Sailors, prisoners, Indians, and even the blue collar working man or woman all have something in common: Tattoos. Tattoos are permanent designs applied by ingraining different color pigment into the skin. Tattoos have multiple meanings for different cultures. In almost every early culture, tattoos symbolized status. Tribal eras of history, tattoos played roles as rituals and traditions. Tattoos symbolize individuality, religion, art, and social status. The first tattoos known to history were discovered in October 1991 by a scientist who had located a mummy that had been frozen in the Alps for approximately 5000 years. This mummified body was identified to have been from 3300 B.C. This mummy was tattooed with a total of 58 tattoos on his body. (Krcmarik, 2003) These tattoos were only lines and dots, but showed just how old this art was.

In recorded history, the earliest tattoos evolved in Egypt during the erection of the great pyramids. As the Egyptians expanded their empire, the tattoo art expanded with the increase within the empire, The Greeks used tattooing for communication among spies by identifying the spies and showing their rank. (Brief History of Tattoos, 2004) Romans marked criminals and slaves, which this practice is still carried on today. (Brief History of Tattoos, 2004) Tattooing then spread to China. Historic Asian cultures believed that the wearer of an image calls the spirit of that image. For example, the ferocity of a tiger belonged to the wearer of that tattoo. (Brief History of Tattoos, 2004)

While tattooing slowly diminished in the West, it was thriving in Japan. Originally, it was used as ways to identify criminals. A criminal’s first offenses were marked with a line across the forehead, a second crime was marked by adding an arch, and a third offense was marked with another line. Together these marks formed the Japanese character for "dog." Anthropologists argue that this was the original "three strikes you’re out" law. In time, Japanese escalated the tattoo to an aesthetic art form. (Brief History of Tattoos, 2004) The “body suit” originated in the 1700s as a social reaction against strict laws concerning conspicuous consumption. (Brief History of Tattoos, 2004) Only royalty were allowed to wear ornate attire. As a result of this, the middle-class adorned themselves with elaborate full body tattoos. (Brief History of Tattoos, 2004) A fully tattooed person wearing nothing more than a loin cloth was considered “well dressed.” (Brief History of Tattoos, 2004)

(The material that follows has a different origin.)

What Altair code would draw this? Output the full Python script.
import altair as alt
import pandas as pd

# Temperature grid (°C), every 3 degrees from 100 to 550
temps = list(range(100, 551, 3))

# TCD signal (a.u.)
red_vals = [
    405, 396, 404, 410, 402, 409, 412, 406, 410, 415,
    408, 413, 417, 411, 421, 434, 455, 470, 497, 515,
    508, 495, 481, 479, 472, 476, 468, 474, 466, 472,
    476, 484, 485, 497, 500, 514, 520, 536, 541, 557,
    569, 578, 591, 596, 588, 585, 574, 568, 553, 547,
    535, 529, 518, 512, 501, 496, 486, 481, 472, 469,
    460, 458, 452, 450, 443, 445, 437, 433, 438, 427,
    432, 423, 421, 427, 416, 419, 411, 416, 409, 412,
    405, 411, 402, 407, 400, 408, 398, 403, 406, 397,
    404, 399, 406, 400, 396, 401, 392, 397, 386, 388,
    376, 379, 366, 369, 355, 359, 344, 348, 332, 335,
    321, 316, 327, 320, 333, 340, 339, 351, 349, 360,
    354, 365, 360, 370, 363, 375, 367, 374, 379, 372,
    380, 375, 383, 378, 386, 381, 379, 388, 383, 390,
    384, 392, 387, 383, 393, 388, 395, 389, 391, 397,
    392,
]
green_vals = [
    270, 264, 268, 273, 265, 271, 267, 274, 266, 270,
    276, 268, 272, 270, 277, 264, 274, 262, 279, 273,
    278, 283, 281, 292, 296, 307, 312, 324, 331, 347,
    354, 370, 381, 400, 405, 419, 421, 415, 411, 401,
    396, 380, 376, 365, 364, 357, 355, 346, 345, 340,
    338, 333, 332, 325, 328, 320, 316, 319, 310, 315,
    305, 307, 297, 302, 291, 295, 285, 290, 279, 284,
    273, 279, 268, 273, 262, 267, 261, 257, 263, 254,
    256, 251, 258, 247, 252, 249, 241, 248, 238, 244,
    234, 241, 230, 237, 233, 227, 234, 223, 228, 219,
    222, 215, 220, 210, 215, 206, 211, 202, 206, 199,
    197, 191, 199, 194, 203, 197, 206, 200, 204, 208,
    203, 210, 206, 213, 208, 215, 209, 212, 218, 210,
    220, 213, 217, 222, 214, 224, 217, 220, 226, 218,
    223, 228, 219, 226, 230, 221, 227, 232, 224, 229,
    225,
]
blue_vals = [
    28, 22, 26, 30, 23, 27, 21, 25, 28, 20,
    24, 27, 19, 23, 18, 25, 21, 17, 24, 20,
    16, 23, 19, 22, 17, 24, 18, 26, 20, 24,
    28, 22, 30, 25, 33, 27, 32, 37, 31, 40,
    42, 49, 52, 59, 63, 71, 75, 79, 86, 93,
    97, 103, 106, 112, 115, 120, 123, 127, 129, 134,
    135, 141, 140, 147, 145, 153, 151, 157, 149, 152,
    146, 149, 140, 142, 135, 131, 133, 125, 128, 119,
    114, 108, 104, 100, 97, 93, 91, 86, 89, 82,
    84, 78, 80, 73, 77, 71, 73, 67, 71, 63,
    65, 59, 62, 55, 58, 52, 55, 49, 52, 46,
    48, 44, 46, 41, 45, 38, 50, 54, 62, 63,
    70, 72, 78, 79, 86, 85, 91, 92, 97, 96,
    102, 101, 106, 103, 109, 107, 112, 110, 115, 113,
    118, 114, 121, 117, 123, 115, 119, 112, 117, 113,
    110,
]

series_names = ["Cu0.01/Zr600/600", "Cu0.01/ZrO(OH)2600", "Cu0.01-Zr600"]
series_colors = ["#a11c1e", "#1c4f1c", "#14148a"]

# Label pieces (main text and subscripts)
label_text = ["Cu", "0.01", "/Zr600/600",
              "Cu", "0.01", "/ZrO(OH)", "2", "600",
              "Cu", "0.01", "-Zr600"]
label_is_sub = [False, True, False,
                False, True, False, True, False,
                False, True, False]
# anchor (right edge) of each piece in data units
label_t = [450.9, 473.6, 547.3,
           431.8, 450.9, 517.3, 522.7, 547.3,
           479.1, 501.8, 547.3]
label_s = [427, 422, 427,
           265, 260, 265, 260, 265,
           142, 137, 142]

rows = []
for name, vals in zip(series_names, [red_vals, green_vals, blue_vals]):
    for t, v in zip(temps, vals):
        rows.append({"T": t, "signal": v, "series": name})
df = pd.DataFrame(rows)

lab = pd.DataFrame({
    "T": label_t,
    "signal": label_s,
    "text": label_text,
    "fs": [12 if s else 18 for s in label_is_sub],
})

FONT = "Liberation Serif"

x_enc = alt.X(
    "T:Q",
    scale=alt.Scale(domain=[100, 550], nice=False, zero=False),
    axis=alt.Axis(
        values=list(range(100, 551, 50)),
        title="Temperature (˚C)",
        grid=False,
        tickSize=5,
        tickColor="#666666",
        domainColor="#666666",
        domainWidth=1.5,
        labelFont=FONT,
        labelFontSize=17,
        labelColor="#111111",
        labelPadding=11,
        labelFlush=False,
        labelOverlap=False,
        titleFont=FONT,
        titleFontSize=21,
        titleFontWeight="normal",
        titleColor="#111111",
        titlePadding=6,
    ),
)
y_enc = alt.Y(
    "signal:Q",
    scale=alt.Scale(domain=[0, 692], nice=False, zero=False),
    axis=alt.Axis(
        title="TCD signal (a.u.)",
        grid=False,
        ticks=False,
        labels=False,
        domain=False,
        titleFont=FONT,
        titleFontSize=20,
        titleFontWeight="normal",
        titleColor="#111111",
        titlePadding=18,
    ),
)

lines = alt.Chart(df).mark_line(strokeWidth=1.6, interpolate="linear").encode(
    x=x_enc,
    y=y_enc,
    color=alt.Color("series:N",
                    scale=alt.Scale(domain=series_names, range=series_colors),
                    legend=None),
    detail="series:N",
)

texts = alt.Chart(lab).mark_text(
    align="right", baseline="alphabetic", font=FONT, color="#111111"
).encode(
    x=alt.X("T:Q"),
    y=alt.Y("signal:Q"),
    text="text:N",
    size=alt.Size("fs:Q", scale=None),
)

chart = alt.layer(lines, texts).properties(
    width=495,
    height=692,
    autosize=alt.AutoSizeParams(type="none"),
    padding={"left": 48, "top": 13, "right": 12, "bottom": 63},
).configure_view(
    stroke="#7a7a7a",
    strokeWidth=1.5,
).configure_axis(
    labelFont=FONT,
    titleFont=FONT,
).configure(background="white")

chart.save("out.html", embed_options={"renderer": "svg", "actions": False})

Just after World War II, archaeologists excavated the first of a long row of graves in the Altai Mountains of Southern Siberia. These graves had everything inside perfectly preserved because they were completely frozen. (Krcmarik, 2003) A well preserved chieftan was discovered in the second grave, and had remarkable picture tattoos. (Krcmarik, 2003) These were discovered to be the oldest picture type tattoos. The Chieftain Tattoo design represented different totem and game animals. (Krcmarik, 2003) Tattoos were rediscovered by...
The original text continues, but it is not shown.